So… This whole singleness for a year thing where I just focus on my relationship with God has been a struggle… I’m not going to lie. At first I was like, “This isn’t going to be difficult.” THAT WAS A LIE! I understand why friends were telling me it was going to be hard, because SERIOUSLY it’s when the guys worth liking come around.
For about a week or so, I let myself lose focus on my plan for the year… and it was something that caught me off guard. I let it slip to some close friends who I had found myself attracted to and that just began the journey off the path I was set to walk this school year. It shouldn’t have come out of my mouth and I shouldn’t have even let myself think about this guy this way… but I did.

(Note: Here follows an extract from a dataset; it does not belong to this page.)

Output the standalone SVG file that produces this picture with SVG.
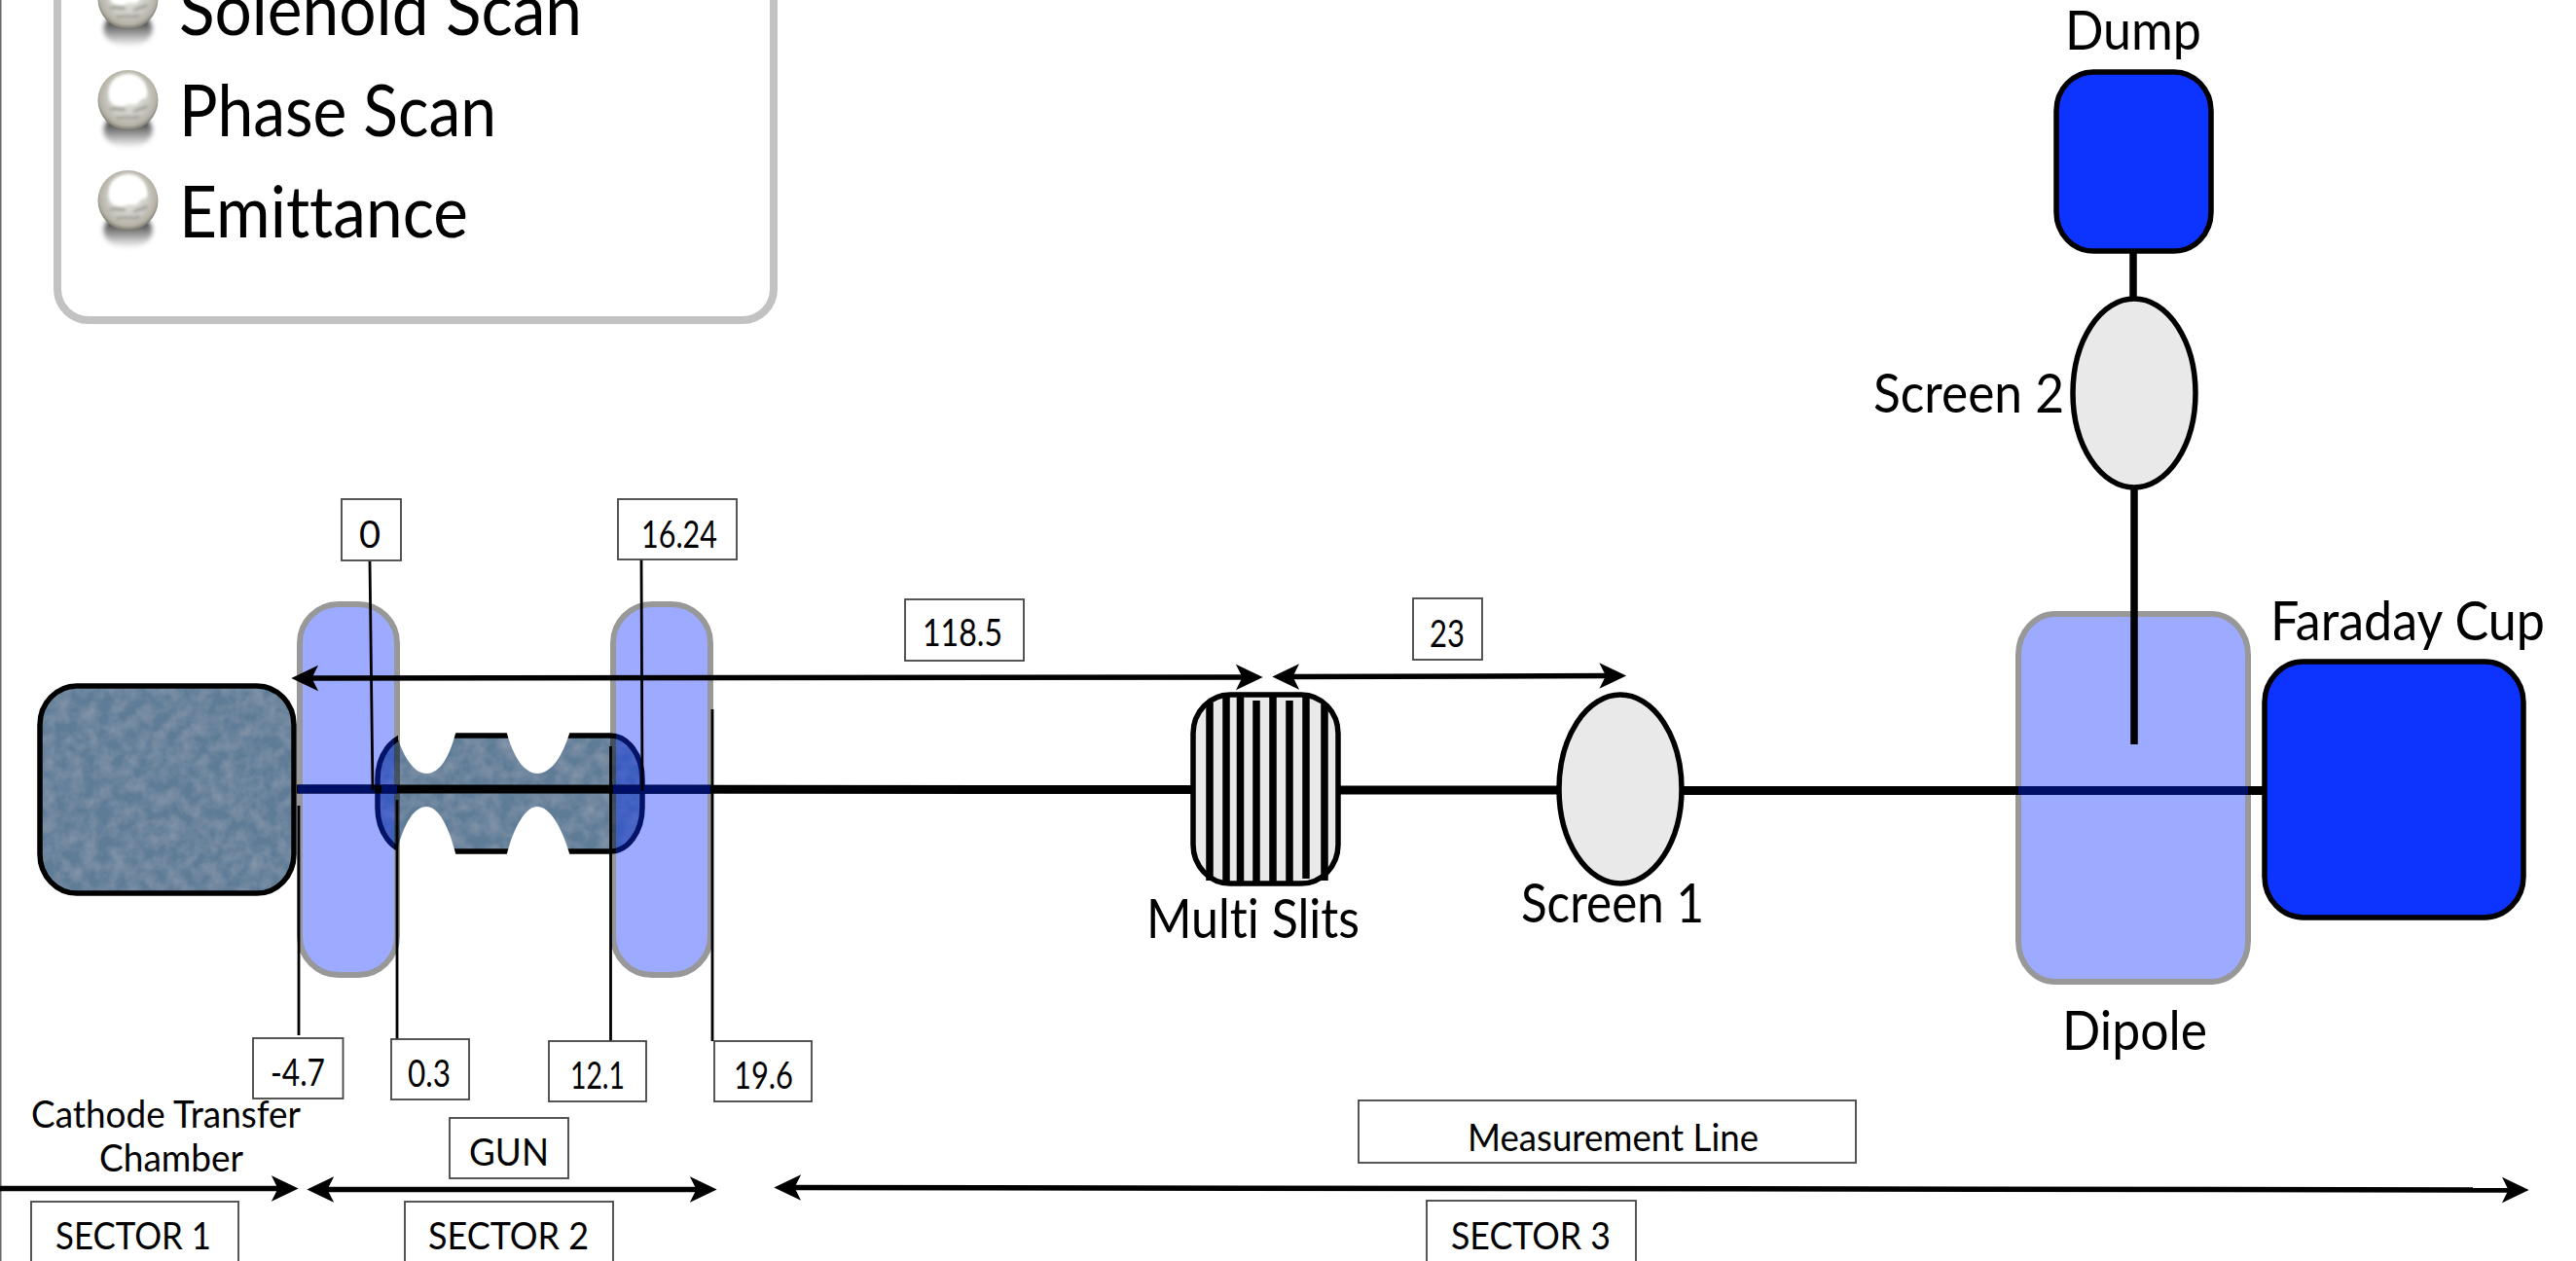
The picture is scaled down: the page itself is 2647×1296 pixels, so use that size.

Now that I’m looking back on it, when I spoke it, it’s like I allowed it to take life. I spoke about it and about him to friends and I realize that it’s something that I should’ve kept to myself like I said I would. But to be honest, it started with the question “Are you attracted to him?” That question then led to “Do you like him?” Which inevitably ended in talking about him and moving some of the focus on him.
Some things happened that produced a certain feeling and I that’s when I realized that this had gone too far. It wasn’t a terribly sinful feeling that I would be ashamed of. It was a normal feeling… but a feeling that girls have when they have boyfriends and they’re not 100% certain of the guy’s feeling for her. In plain and simple English, jealousy. I realized then the shift and I decided what it was that I needed to do.
I cut off facebook and turned off my phone. I’m right in the middle of this playing itself out. I have decided that I need to take time away from facebook and my phone (both venues I was using to talk to him) and focus on school and God. I called my mom Monday night before they both went out and told her of my decision. Though it was mainly done in an effort to get back on track to my year of singleness, it’s also so I can focus on school. I didn’t necessarily tell her or those around me the first part but instead the second. Though some friends figured out something wasn’t right, none of them knew what it was. I sort of told maybe two of my friends the main reason, but the others are still in the dark… well until they read this… if they do.
Everything went off at midnight Tuesday. Well… for the most part, my phone was on for a couple of minutes afterwards cause clearly people forgot. I turn my phone off and on occasionally for time updates and to check any voice mails that might have come in that are important… and because it’s used for my alarm in the mornings. Facebook has still been a temptation to get on, but I’m trying my best. I’ve already failed, but I’m starting again. Twitter is now my one source of communication besides face to face.
I miss facebook and my phone because that’s how I kept in touch with people on this campus and back home. It’s how I made plans to meet with people and how I was able to see what everyone was up to back home. It will go back on eventually, but I just don’t know when. I need to stay focused for a bit without those two things before I feel like I can trust myself.
So I guess now if someone were to ask me, “Do you like someone?” I can say yes, but that now’s not the time to think about it.
I have told one of my roommates and my prayer leader about pretty much everything that I need to do and what’s happening and I’m just happy to have the support. It’s really encouraging. I’ve also told two other people just the surface of what’s going on and to know they’ll be praying for this is also RIDICULOUSLY encouraging. Now that I have this support and accountability, it will definitely be a bit easier to stay on track. 🙂
I look forward to the rest of this school year. God and me year. Guys, though fun and awesome will be friends for now.